AIM OF THE TASK. In the records that follow, the lines from the one containing "Write a LaTeX" to the one containing "(10,6) -- (864,6);", inclusive, are to be given again exactly.

SUPPLIED RECORDS.
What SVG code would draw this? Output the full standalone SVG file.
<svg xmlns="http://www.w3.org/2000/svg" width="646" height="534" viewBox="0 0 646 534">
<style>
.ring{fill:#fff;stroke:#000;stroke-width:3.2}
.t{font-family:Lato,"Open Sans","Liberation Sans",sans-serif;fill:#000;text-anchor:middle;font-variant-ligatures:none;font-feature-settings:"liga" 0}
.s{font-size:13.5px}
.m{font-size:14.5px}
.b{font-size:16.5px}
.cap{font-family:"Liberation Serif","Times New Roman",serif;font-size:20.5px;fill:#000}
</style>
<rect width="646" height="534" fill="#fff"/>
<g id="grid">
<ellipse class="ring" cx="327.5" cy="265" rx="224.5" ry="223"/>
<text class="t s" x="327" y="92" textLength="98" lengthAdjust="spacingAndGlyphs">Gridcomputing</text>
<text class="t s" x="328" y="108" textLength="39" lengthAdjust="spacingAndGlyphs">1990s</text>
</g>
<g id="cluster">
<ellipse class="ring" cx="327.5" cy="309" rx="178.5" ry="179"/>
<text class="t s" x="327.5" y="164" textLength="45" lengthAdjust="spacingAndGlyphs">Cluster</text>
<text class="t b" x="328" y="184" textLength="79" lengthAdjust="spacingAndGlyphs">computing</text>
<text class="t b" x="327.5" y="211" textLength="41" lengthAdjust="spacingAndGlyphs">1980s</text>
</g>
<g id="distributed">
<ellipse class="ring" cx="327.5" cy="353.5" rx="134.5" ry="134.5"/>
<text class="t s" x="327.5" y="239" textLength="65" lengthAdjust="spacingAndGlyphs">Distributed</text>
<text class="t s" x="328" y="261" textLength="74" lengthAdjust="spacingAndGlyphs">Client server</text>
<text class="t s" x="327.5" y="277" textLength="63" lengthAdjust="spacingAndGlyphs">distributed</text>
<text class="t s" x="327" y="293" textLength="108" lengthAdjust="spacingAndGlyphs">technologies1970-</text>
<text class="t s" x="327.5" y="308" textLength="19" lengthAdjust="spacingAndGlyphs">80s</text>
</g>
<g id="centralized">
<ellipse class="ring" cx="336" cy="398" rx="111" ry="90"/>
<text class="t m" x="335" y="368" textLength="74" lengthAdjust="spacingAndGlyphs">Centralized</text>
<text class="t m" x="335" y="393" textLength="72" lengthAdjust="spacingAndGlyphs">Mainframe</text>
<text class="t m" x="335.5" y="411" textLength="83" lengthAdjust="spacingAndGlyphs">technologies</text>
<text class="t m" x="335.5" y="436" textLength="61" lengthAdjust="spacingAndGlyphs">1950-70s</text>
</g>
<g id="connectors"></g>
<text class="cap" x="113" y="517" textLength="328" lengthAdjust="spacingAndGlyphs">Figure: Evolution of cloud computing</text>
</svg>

...

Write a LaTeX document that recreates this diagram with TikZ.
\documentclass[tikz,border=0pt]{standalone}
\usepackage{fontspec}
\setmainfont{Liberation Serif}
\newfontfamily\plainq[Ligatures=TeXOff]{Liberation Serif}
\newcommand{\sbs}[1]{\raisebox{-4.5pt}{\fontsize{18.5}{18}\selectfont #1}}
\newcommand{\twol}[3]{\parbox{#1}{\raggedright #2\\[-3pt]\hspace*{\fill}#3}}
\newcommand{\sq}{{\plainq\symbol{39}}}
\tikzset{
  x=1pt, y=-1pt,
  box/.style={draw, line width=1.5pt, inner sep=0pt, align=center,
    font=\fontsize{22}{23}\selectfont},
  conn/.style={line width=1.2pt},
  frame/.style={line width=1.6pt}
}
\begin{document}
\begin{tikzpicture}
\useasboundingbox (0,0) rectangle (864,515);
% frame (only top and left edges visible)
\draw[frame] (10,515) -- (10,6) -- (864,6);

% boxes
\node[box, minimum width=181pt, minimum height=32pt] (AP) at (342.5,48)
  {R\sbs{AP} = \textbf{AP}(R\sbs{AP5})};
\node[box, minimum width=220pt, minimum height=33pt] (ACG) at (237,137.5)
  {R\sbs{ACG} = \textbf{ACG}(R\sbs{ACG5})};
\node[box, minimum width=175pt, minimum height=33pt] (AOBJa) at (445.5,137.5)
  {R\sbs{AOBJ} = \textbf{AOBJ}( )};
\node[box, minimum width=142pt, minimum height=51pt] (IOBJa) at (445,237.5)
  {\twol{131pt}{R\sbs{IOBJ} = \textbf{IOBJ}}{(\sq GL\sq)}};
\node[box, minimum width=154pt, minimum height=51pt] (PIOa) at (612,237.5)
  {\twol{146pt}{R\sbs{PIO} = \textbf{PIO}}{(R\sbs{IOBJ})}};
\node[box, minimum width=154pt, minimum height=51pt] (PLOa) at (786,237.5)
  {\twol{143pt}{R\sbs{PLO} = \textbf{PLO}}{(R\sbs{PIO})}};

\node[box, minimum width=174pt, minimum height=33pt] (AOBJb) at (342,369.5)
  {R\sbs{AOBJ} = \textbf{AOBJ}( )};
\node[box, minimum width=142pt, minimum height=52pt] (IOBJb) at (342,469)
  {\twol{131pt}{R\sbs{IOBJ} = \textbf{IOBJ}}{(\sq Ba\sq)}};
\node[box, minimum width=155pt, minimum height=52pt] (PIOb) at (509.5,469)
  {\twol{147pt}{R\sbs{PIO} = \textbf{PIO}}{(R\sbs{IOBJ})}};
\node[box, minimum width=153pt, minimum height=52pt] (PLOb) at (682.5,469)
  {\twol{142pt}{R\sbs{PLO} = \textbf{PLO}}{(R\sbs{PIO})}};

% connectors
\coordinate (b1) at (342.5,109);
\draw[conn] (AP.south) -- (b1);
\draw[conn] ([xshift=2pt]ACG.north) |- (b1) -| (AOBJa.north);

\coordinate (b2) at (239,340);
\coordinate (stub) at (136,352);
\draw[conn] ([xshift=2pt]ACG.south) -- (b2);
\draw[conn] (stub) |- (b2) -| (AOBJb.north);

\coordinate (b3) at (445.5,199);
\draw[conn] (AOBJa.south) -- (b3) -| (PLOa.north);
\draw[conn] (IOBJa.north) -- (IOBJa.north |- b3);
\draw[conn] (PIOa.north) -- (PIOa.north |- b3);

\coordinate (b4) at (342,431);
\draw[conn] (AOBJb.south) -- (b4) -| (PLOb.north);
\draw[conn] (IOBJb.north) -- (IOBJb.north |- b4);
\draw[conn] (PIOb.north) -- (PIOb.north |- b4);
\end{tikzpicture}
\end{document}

SOLUTION FOR THIS EXERCISE.
Write a LaTeX document that recreates this diagram with TikZ.
\documentclass[tikz,border=0pt]{standalone}
\usepackage{fontspec}
\setmainfont{Liberation Serif}
\newfontfamily\plainq[Ligatures=TeXOff]{Liberation Serif}
\newcommand{\sbs}[1]{\raisebox{-4.5pt}{\fontsize{18.5}{18}\selectfont #1}}
\newcommand{\twol}[3]{\parbox{#1}{\raggedright #2\\[-3pt]\hspace*{\fill}#3}}
\newcommand{\sq}{{\plainq\symbol{39}}}
\tikzset{
  x=1pt, y=-1pt,
  box/.style={draw, line width=1.5pt, inner sep=0pt, align=center,
    font=\fontsize{22}{23}\selectfont},
  conn/.style={line width=1.2pt},
  frame/.style={line width=1.6pt}
}
\begin{document}
\begin{tikzpicture}
\useasboundingbox (0,0) rectangle (864,515);
% frame (only top and left edges visible)
\draw[frame] (10,515) -- (10,6) -- (864,6);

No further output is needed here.